The New Open Source Business Model: Trading Code for Personal Data
Companies like Google and Baidu are advancing a new business model for open source software by using open source code to collect user data and information.
How do companies make money with open source software? Increasingly, the answer is that they use open source programs to collect personal information from users. Here’s how this new open source business strategy is changing the channel.
For most of the thirty-three year history of free and open source software, companies that developed open code relied on a set of conventional business models. They revolved around strategies like “freemium” pricing, redistributing of open source software through channel partnerships, creating foundations and selling support services.
These are the strategies that sustained old-guard open source companies like Red Hat and Canonical. They allowed them to generate revenue from software that they gave away for free.
The New Open Source Business Model
There’s a new generation of companies that are investing in open source, and they’re migrating toward a new business model. They support open source development and give away software, then use that software to collect data valuable from users.
Take Google, for example. Google is a lead contributor to several important open source projects, from the Chromium Web browser to Kubernetes, a container orchestrator.
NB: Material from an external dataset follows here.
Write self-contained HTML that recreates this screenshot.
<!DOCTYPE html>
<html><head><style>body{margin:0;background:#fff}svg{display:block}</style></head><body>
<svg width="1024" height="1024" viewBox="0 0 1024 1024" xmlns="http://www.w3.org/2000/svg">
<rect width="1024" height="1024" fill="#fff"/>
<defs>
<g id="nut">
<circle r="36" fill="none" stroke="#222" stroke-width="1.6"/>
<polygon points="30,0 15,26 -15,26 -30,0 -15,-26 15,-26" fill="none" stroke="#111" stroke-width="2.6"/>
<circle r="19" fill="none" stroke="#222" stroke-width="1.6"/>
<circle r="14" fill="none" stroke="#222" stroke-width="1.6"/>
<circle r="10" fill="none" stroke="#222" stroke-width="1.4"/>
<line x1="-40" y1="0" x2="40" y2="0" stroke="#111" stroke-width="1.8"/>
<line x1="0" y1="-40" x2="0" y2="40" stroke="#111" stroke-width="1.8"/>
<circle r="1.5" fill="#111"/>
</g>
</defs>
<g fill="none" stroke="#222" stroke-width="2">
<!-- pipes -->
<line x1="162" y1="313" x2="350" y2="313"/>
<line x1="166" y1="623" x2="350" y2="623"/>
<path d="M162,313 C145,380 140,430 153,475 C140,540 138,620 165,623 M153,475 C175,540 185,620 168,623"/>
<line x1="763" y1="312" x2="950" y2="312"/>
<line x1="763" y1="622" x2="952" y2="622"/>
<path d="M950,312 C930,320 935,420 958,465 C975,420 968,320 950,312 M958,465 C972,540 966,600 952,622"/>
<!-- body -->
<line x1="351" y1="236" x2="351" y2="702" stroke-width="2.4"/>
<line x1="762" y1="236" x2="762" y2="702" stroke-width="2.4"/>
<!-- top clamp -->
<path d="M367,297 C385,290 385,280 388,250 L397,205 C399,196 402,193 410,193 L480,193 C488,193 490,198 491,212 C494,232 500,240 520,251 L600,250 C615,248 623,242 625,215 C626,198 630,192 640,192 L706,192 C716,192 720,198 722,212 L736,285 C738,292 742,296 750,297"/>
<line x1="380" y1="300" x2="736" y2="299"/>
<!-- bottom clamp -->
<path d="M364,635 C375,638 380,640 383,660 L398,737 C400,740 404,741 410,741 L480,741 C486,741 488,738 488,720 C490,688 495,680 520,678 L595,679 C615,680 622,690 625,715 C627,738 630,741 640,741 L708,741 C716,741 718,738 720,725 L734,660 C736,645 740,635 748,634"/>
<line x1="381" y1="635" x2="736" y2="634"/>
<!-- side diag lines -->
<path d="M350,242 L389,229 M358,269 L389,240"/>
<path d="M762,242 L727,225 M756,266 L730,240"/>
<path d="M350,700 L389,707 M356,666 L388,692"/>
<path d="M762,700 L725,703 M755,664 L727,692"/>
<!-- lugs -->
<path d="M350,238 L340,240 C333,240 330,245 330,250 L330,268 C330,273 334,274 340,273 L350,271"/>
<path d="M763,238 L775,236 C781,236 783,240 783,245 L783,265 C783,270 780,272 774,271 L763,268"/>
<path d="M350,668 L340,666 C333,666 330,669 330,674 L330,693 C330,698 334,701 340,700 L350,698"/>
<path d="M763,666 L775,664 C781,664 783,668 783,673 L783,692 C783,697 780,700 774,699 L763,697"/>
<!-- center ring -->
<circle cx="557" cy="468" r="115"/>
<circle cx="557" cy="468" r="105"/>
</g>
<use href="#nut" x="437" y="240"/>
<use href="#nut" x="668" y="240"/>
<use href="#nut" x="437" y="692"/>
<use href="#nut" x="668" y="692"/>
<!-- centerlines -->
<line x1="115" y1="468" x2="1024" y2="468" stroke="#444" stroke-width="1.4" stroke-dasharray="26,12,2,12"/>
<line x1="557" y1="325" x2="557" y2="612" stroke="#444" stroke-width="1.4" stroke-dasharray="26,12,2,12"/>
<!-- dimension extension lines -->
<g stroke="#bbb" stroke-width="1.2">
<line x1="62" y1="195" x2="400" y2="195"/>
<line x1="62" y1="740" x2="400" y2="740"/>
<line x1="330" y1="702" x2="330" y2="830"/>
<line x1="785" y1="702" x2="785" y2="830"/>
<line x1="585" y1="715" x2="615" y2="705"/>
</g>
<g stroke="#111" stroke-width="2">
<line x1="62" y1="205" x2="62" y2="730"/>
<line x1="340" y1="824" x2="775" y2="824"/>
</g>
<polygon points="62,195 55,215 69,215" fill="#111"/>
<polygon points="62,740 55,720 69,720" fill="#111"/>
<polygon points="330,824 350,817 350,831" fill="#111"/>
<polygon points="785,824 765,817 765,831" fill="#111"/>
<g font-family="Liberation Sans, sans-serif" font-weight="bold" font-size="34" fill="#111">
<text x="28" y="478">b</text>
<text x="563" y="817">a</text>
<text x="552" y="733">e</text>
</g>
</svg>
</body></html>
While not all of these open source programs directly feed Google’s data-collection initiatives, some of them (like Chromium, the basis for Google’s Chrome browser) do. And in general, there is little arguing that data collection is at the heart of Google’s business strategy. Much of the money that Google infuses into the open source ecosystem to support development is paid for with users’ private data.
Google’s not alone. Baidu, Google’s Chinese twin, is now doing something very similar. The search and cloud hosting company is releasing an open source driverless car platform with the goal of advancing data collection.
Even Canonical — which for most of its history has stuck with traditional open source revenue-generation strategies like selling support services — has experimented with a program that collects users’ data inside Ubuntu Linux. The company abandoned that strategy last year, but it’s evidence all the same of the idea that personal data can make freely redistributed software profitable.
It’s a safe bet that selling support services and other conventional business models will remain central to the open source world going forward. It’s perhaps only very large companies that stand to benefit from trading open code for users’ data.
But the latter trend is here to stay, too — which means open source will now have a new cost for many of its users.